At Alfa we attend a range of technology conferences in order to learn and improve, meet other developers, and share ideas. QCon is a conference focused on innovation, and unlike many of its counterparts uses an editorial panel to appoint speakers by special invitation only. Alfa attends QCon London every year, and we always uncover new knowledge about the latest computer science research, new architectures and approaches, and benefit from lessons learned by other agile teams.
Distributed systems: the new normal
QCon aims to cover topics at the "bleeding-edge for the enterprise", concentrating on those considered to be ‘innovators’ or ‘early adopters’ on the technology adoption curve. Tech conference speakers and thought leaders have been presenting cloud-based, high-performance, scalable, distributed systems for years. Because these have now become the norm for many teams, there was a change of tone from this year's presenters.
As well as pointing to familiar tech industry names like Netflix or Spotify as organisations to follow and learn from, many of this year's QCon talks were about organisations who've successfully run projects to transform to cloud systems, or implemented "cloud first". We listened to diverse presenters, from NHS Digital to the team behind BBC iPlayer, and from the Financial Times to challenger banks, about the trade-offs they've made.
If you arrange your architecture into many small services, where each does one thing and does it well, it’s possible to change each service independently. If you can harness this potential, it can be fast and cheap to change your system, and get the benefits of those changes into production quickly. This requires discipline, attention to feedback, and investment in the automated build, test and delivery pipeline that makes those changes safely.
How do you make sure your software is supportable in production? Optimise for flexibility, and have a single engineering team responsible for dev and ops, or have specialists and develop a shared understanding of each service's characteristics? Challenger bank Monzo discussed how they write the majority of their services in Go, concentrate on very small services that are easy for any of their developers to change, and having the shortest time to get changes into production.
Assembling a large number of services into a distributed application adds complexity – we’re actively working in this space as we evolve our Alfa hosting services. Kubernetes, a project we’re already looking at, has emerged as the container coordinator of choice with many presenters demonstrating using it to manage sophisticated deployments.
Security > Resilience
In all software, but in cloud and finance systems in particular, security is vital. We heard from teams who embed security expertise alongside developers, and a series of talks on the potential of Blockchain technology reminded us how important this is likely to become.

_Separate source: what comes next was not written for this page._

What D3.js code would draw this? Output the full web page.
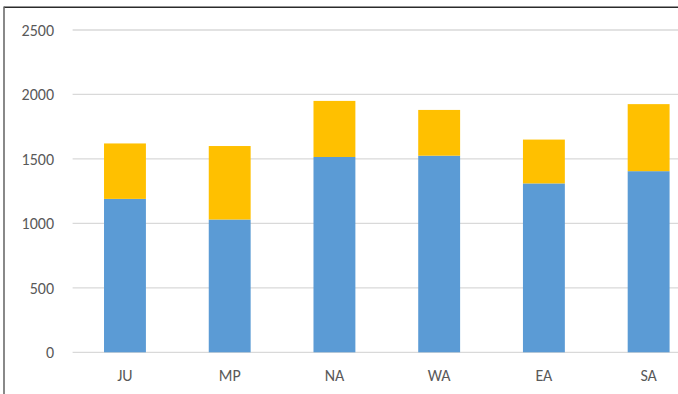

It was fascinating to receive an insight into how challenger bank Starling has demonstrated to regulators how its highly available, resilient architecture of Java microservices with Docker on Amazon Web Services (AWS) meets the sector’s strict requirements. Many of the tech team there are former Alfa colleagues and we enjoyed hearing how they prove this architecture every day, using chaos testing in production to deliberately kill servers and simulated traffic to observe the system under high load.
Who watches the watchers?
Distributed systems made up of many services are often extremely complex. Having a clear picture of how they are behaving can become difficult, and we watched several teams talk about their experiences with monitoring and telemetry systems.
At the Financial Times, a team responsible for a system made up of more than 300 microservices discussed the changes they’ve made to avoid being overwhelmed by floods of alert emails, sometimes generated when no intervention was needed. Monitoring is a key production requirement; they have standardised health-check APIs for every production service, they test their alerts, and they concentrate on aligning each alert to the relevant business function. This theme was echoed in several conference tracks – whether it’s service up-time or performance benchmarking, it pays to measure the real impact on users and the business.
Scaling to meet demand
Services that operate at internet scale can have vast potential reach, and unpredictable, extremely “spiky” demand. The Facebook Live team faced interesting challenges where one celebrity’s live stream was watched by over a million simultaneous users, and employed innovative caching strategies to meet them.
As we’ve seen, the value in delivering a distributed system comes with easy to change, scalable services, which often require administering servers or fleets of containers. The next step on this arc might be to move to a so-called serverless deployment model, where the "cloud" is a pure compute-as-a-service resource such as AWS Lambda, where you only pay while your code is actually executing. This presents scaling opportunities and cost savings, but also novel problems - how do we test, debug or monitor these lambdas?
As usual, we had a great time at QCon and we will use what we learned to help us improve our products and services. This year, we’ve picked out many of the sessions that were directly relevant to our cloud hosting offering at Alfa, but we also took away how to attract and build diverse teams, tips on optimising Java performance, machine learning techniques, and an idea of what the future of the internet of things looks like. See you next year, QCon.